Tomorrow morning I will run 7 miles. I am shooting for 13-minute miles, so I plan to get up around 5 to run because it is too fucking hot otherwise. I don’t say that lightly, that it’s fucking hot. It is. This morning as I walked the dogs, the sweat puddled around my neck and in the small of my back. My shirt was drenched by the time I made it the slow, two-mile jaunt. The dogs were panting. I was panting. We relished the cool, air-conditioned house.

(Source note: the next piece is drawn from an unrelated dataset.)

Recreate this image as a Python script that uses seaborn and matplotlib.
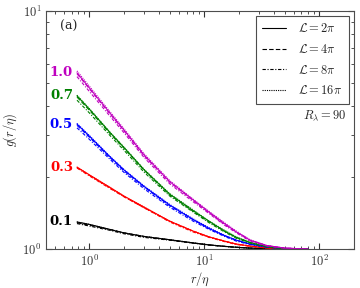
import numpy as np
import pandas as pd
import matplotlib
matplotlib.use("Agg")
import matplotlib.pyplot as plt
from matplotlib.lines import Line2D
from matplotlib.ticker import NullFormatter
import seaborn as sns

# r/eta sample points
r_eta = [0.78, 1.0, 1.5, 2.0, 3.0, 5.0, 8.0, 11.0, 15.0, 19.0, 25.0, 35.0, 50.0, 80.0]

# g(r/eta), one list per (label, box size)
g_10_2pi = [5.50, 4.75, 3.74, 3.16, 2.48, 1.92, 1.61, 1.43, 1.28, 1.18, 1.09, 1.035, 1.01, 1.0]
g_10_4pi = [5.45, 4.71, 3.71, 3.14, 2.46, 1.91, 1.60, 1.42, 1.27, 1.18, 1.09, 1.035, 1.01, 1.0]
g_10_8pi = [5.30, 4.59, 3.63, 3.08, 2.42, 1.88, 1.58, 1.41, 1.26, 1.17, 1.08, 1.03, 1.01, 1.0]
g_10_16pi = [5.60, 4.83, 3.79, 3.20, 2.51, 1.94, 1.62, 1.44, 1.29, 1.19, 1.095, 1.035, 1.01, 1.0]

g_07_2pi = [4.40, 3.87, 3.10, 2.67, 2.15, 1.70, 1.45, 1.31, 1.19, 1.12, 1.065, 1.025, 1.005, 1.0]
g_07_4pi = [4.35, 3.83, 3.07, 2.65, 2.14, 1.69, 1.44, 1.30, 1.19, 1.12, 1.065, 1.025, 1.005, 1.0]
g_07_8pi = [4.22, 3.73, 3.01, 2.60, 2.10, 1.67, 1.43, 1.29, 1.18, 1.11, 1.06, 1.02, 1.005, 1.0]
g_07_16pi = [4.43, 3.89, 3.11, 2.68, 2.16, 1.71, 1.46, 1.31, 1.20, 1.125, 1.07, 1.025, 1.005, 1.0]

g_05_2pi = [3.35, 2.98, 2.45, 2.15, 1.83, 1.53, 1.33, 1.22, 1.14, 1.09, 1.05, 1.02, 1.005, 1.0]
g_05_4pi = [3.31, 2.95, 2.43, 2.13, 1.82, 1.52, 1.33, 1.22, 1.14, 1.09, 1.05, 1.02, 1.005, 1.0]
g_05_8pi = [3.23, 2.89, 2.39, 2.10, 1.79, 1.50, 1.31, 1.21, 1.13, 1.08, 1.045, 1.02, 1.005, 1.0]
g_05_16pi = [3.37, 3.00, 2.46, 2.16, 1.84, 1.54, 1.34, 1.23, 1.14, 1.09, 1.05, 1.02, 1.005, 1.0]

g_03_2pi = [2.21, 2.05, 1.82, 1.67, 1.50, 1.31, 1.19, 1.125, 1.08, 1.05, 1.03, 1.012, 1.003, 1.0]
g_03_4pi = [2.20, 2.04, 1.81, 1.66, 1.49, 1.31, 1.19, 1.125, 1.08, 1.05, 1.03, 1.012, 1.003, 1.0]
g_03_8pi = [2.19, 2.03, 1.80, 1.66, 1.49, 1.30, 1.18, 1.12, 1.075, 1.045, 1.028, 1.01, 1.003, 1.0]
g_03_16pi = [2.21, 2.05, 1.82, 1.67, 1.50, 1.31, 1.19, 1.125, 1.08, 1.05, 1.03, 1.012, 1.003, 1.0]

g_01_2pi = [1.30, 1.27, 1.21, 1.17, 1.13, 1.095, 1.062, 1.042, 1.027, 1.018, 1.01, 1.004, 1.001, 1.0]
g_01_4pi = [1.29, 1.26, 1.21, 1.17, 1.13, 1.093, 1.061, 1.041, 1.027, 1.018, 1.01, 1.004, 1.001, 1.0]
g_01_8pi = [1.28, 1.25, 1.20, 1.16, 1.12, 1.09, 1.059, 1.04, 1.026, 1.017, 1.009, 1.004, 1.001, 1.0]
g_01_16pi = [1.30, 1.27, 1.21, 1.17, 1.13, 1.095, 1.062, 1.042, 1.027, 1.018, 1.01, 1.004, 1.001, 1.0]

labels = ["0.1", "0.3", "0.5", "0.7", "1.0"]
colors = ["black", "red", "blue", "green", "m"]
box_sizes = [r"$\mathcal{L}=2\pi$", r"$\mathcal{L}=4\pi$", r"$\mathcal{L}=8\pi$", r"$\mathcal{L}=16\pi$"]

curves = {
    "0.1": [g_01_2pi, g_01_4pi, g_01_8pi, g_01_16pi],
    "0.3": [g_03_2pi, g_03_4pi, g_03_8pi, g_03_16pi],
    "0.5": [g_05_2pi, g_05_4pi, g_05_8pi, g_05_16pi],
    "0.7": [g_07_2pi, g_07_4pi, g_07_8pi, g_07_16pi],
    "1.0": [g_10_2pi, g_10_4pi, g_10_8pi, g_10_16pi],
}

rows = []
for lab in labels:
    for L, g in zip(box_sizes, curves[lab]):
        for r, v in zip(r_eta, g):
            rows.append({"r": r, "g": v, "lab": lab, "L": L})
df = pd.DataFrame(rows)

sns.set_style("ticks")
plt.rcParams["font.family"] = ["DejaVu Serif"]
plt.rcParams["mathtext.fontset"] = "cm"
plt.rcParams["xtick.direction"] = "in"
plt.rcParams["ytick.direction"] = "in"

fig = plt.figure(figsize=(3.6, 2.88), dpi=100)
ax = fig.add_axes([0.128, 0.135, 0.855, 0.827])

dash_map = {box_sizes[0]: "", box_sizes[1]: (4, 2), box_sizes[2]: (3, 1.5, 1, 1.5), box_sizes[3]: (1, 1)}
sns.lineplot(data=df, x="r", y="g", hue="lab", style="L", palette=dict(zip(labels, colors)),
             dashes=dash_map, hue_order=labels, style_order=box_sizes,
             linewidth=0.8, legend=False, ax=ax, estimator=None, sort=False)

ax.set_xscale("log")
ax.set_yscale("log")
ax.set_xlim(0.42, 200)
ax.set_ylim(1, 10)
ax.tick_params(which="both", top=True, right=True, labelsize=9, colors="0.2")
ax.tick_params(which="major", length=4)
ax.tick_params(which="minor", length=2)
ax.set_yticks([1, 10])
ax.set_yticklabels([r"$10^{0}$", r"$10^{1}$"])
ax.set_xticks([1, 10, 100])
ax.set_xticklabels([r"$10^{0}$", r"$10^{1}$", r"$10^{2}$"])
ax.yaxis.set_minor_formatter(NullFormatter())
ax.xaxis.set_minor_formatter(NullFormatter())
ax.set_xlabel(r"$r/\eta$", fontsize=9, labelpad=1)
ax.set_ylabel(r"$g(r/\eta)$", fontsize=9, labelpad=2)

for lab, c in zip(labels, colors):
    ax.text(0.72, curves[lab][0][0], lab, color=c, fontsize=9.5, fontweight="bold",
            ha="right", va="center")

ax.text(0.045, 0.92, "(a)", transform=ax.transAxes, fontsize=9)
ax.text(0.975, 0.56, r"$R_\lambda=90$", transform=ax.transAxes, fontsize=9, ha="right", va="center")

handles = [Line2D([], [], color="black", lw=0.8, linestyle="-"),
           Line2D([], [], color="black", lw=0.8, dashes=(4, 2)),
           Line2D([], [], color="black", lw=0.8, dashes=(3, 1.5, 1, 1.5)),
           Line2D([], [], color="black", lw=0.8, dashes=(1, 1))]
leg = ax.legend(handles, box_sizes, loc="upper right", fontsize=9, fancybox=False,
                framealpha=1, edgecolor="0.3", handlelength=1.9, borderaxespad=0.4,
                labelspacing=0.62, handletextpad=1.0, borderpad=0.5)
leg.get_frame().set_linewidth(0.8)

for s in ax.spines.values():
    s.set_color("0.3")

fig.savefig("out.png", dpi=100)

We are supposed to go move Grams’s stuff from Norwood to Warren Home tomorrow, too. I hope this move goes smoothly for her. It’s strange, really, how we move old people about from place to place either by force or by desire. There is much to be said for cultures who keep the old ones in their homes with them. I think it brings less fear of death and less fear of aging to see it happen right before your eyes. I have never seen anyone die. I have never seen the sloppy parts of getting old, except the time when Mrs. Rhine, our across the street neighbor, pooped on the floor when I went to visit her one time. She said, “Oh, excuse me,” and made a bee-line for the bathroom. A little poop fell out right there on the floor. It dropped in slow motion from the hem of her house dress to the floor while I sat there, a small child, not knowing what to do. “I’ll be back next week!” I shouted as I ran out the front door. I wasn’t sure what to do with the little poop staring at me, so I ran.

In fact, I think that could be a metaphor for my life. When there is a little poop staring me in the face, I want to run.